• **REQUIREMENT**
Copy down every line where the string "chart" shows up.
***** DATASET SECTION *****
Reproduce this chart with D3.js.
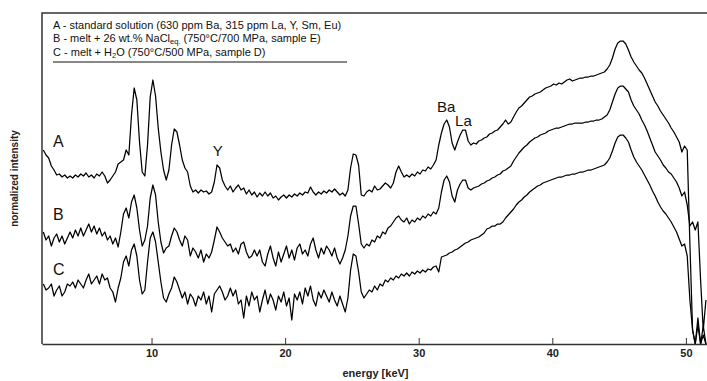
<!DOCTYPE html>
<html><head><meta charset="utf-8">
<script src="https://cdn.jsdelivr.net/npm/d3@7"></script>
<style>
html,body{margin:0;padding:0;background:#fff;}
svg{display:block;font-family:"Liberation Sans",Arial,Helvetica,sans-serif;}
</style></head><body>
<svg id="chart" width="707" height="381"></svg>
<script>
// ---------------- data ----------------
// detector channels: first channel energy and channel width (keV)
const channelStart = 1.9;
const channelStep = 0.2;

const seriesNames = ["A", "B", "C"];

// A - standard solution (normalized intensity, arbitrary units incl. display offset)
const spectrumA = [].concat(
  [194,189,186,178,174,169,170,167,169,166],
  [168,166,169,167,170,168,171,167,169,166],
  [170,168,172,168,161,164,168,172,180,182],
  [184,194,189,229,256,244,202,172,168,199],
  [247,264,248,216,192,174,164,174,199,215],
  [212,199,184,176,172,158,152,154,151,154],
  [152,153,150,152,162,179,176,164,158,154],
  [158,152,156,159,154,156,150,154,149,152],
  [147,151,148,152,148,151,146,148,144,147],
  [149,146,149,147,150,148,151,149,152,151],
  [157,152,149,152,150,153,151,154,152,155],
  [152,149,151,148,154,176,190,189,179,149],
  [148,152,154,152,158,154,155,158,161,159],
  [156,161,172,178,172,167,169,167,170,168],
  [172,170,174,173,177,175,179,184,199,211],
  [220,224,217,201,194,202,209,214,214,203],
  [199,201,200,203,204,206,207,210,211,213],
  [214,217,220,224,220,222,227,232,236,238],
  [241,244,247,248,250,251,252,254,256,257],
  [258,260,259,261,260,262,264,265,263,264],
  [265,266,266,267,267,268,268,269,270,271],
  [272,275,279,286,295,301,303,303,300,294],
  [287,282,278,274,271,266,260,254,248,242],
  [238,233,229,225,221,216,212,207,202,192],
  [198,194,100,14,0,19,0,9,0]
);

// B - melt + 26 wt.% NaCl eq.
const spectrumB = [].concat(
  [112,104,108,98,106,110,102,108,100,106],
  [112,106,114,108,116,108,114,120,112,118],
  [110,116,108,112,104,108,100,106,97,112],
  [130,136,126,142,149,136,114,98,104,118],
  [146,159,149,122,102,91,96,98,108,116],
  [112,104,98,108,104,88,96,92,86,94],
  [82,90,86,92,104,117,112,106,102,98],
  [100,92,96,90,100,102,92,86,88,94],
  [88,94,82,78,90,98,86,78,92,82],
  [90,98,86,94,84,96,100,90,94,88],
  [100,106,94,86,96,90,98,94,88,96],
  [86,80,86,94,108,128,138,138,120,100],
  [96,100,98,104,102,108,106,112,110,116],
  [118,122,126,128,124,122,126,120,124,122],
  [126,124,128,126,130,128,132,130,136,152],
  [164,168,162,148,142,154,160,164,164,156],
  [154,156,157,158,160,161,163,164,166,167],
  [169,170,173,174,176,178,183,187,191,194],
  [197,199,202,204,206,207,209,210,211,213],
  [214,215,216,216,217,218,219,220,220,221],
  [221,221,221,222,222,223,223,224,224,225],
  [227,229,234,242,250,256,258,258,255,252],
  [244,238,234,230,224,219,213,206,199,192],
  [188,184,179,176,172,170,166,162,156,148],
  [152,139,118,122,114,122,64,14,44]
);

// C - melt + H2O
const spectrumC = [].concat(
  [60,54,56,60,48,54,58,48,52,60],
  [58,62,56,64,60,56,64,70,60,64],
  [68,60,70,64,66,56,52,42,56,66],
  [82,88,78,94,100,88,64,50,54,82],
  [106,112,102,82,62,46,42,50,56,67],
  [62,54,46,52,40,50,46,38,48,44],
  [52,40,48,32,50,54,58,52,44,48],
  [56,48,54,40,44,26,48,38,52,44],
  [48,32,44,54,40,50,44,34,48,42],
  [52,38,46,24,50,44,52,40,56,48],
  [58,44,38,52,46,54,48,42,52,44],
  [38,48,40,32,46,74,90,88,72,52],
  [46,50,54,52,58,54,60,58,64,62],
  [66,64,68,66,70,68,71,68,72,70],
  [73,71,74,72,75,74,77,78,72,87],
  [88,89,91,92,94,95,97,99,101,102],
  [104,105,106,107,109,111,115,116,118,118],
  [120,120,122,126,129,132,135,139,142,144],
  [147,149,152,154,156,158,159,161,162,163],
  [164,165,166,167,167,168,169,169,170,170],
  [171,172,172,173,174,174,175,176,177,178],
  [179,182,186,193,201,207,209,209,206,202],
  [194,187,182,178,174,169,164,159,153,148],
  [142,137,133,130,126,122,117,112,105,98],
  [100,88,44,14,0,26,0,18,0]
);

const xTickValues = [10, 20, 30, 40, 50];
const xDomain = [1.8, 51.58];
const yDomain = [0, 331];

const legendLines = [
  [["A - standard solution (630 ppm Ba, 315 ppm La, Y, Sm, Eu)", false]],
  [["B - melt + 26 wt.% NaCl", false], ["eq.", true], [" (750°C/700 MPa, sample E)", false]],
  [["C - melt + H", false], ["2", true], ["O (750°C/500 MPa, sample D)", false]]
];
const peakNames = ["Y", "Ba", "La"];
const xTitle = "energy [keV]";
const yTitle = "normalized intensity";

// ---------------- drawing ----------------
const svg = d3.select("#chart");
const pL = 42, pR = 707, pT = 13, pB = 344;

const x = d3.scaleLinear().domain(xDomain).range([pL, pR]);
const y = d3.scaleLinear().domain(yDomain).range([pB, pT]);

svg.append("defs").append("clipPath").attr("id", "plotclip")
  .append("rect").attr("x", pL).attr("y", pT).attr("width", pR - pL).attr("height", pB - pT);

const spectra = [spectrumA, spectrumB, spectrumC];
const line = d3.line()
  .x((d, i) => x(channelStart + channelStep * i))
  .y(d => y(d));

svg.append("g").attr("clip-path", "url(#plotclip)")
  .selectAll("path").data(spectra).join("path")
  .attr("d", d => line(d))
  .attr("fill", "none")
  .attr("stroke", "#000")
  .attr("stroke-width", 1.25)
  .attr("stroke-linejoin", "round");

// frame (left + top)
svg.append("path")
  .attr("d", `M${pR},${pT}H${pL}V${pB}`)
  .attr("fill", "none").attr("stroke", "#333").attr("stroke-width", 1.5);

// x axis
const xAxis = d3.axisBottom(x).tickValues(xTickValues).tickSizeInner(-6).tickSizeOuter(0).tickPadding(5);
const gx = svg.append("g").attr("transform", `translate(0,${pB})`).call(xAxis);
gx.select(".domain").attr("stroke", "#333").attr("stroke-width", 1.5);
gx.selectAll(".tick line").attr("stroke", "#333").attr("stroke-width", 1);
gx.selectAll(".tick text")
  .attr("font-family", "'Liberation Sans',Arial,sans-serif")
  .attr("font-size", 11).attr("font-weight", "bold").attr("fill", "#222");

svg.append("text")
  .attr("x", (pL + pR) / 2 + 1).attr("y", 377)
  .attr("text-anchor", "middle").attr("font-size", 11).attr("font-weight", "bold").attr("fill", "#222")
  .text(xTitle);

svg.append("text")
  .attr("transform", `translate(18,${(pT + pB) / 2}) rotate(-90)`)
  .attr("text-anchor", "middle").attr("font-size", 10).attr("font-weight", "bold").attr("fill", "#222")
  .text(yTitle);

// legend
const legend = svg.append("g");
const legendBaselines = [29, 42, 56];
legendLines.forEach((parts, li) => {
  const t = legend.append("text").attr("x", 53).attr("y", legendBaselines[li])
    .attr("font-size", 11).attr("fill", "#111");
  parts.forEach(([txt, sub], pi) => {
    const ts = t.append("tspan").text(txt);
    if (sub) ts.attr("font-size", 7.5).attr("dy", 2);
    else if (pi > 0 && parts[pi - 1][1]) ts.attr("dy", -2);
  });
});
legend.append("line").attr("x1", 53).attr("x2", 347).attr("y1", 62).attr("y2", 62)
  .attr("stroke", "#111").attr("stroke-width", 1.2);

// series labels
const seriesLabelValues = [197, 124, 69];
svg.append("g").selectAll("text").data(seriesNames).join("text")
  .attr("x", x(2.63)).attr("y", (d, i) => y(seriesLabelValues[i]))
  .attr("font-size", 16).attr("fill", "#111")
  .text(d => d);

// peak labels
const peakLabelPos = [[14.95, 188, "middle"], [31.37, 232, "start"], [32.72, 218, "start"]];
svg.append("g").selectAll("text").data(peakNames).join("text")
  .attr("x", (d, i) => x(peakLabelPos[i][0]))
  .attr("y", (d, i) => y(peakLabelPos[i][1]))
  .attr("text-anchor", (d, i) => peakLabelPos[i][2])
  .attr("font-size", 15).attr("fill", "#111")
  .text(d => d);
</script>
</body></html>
*****
• **REPLY TO THE EXERCISE**
Reproduce this chart with D3.js.
<svg id="chart" width="707" height="381"></svg>
const svg = d3.select("#chart");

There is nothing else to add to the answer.